Читал он удивительно много и всегда все помнил, и никого ни с кем не смешивал. Если авторы спрашивали его мнения, он всегда хвалил, и хвалил не для того, чтобы отвязаться, а потому, что знал, как жестоко подрезает слабые крылья резкая, хотя бы и справедливая критика и какую бодрость и надежду вливает иногда незначительная похвала. "Читал ваш рассказ. Чудесно написано", - говорил он в таких случаях грубоватым и задушевным голосом. Впрочем, при некотором доверии и более близком знакомстве, и в особенности по убедительной просьбе автора, он высказывался, хотя и с осторожными оговорками, но определеннее, пространнее и прямее. У меня хранятся два его письма, написанные одному и тому же беллетристу по поводу одной и той же повести. Вот выдержка из первого.

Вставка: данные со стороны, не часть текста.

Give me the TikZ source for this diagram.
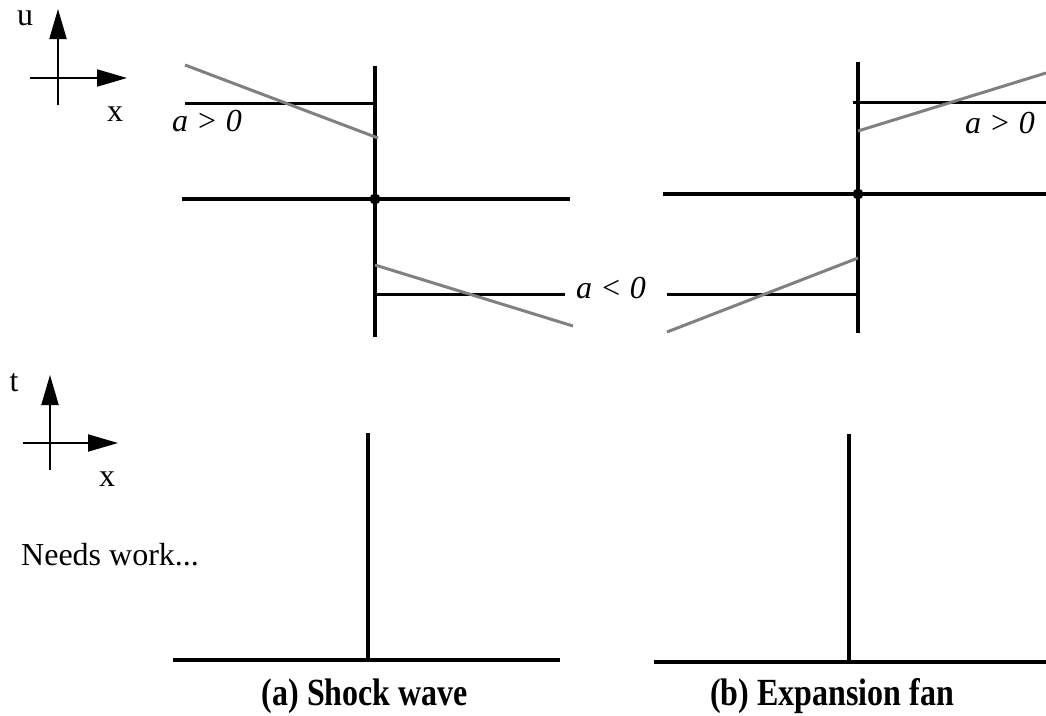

"Дорогой N, повесть получил и прочел, большое Вам спасибо. Повесть хороша, прочел я ее в один раз, как и предыдущую, и получил одинаковое удовольствие..."{562}
Но так как автор не удовольствовался одной похвалой, то вскоре он получил от А.П. другое письмо:
"Вы хотите, чтобы я говорил только о недостатках, и этим ставите меня в затруднительное положение. В этой повести недостатков нет, и если можно не соглашаться, то лишь с особенностями ее, некоторыми. Например, героев своих, актеров, Вы трактуете по старинке, как трактовались они уже лет сто всеми писавшими о них - ничего нового. Во-вторых, в первой главе Вы заняты описанием наружностей - опять-таки по старинке, описанием, без которого можно обойтись. Пять определенно /562/ изображенных наружностей утомляют внимание и в конце концов теряют свою ценность. Бритые актеры похожи друг на друга, как ксендзы, и остаются похожими, как бы старательно Вы ни изображали их. В-третьих, грубоватый тон, излишества в изображении пьяных. Вот и все, что я могу Вам сказать в ответ на Ваш вопрос о недостатках; больше уж ничего придумать не могу"{562}.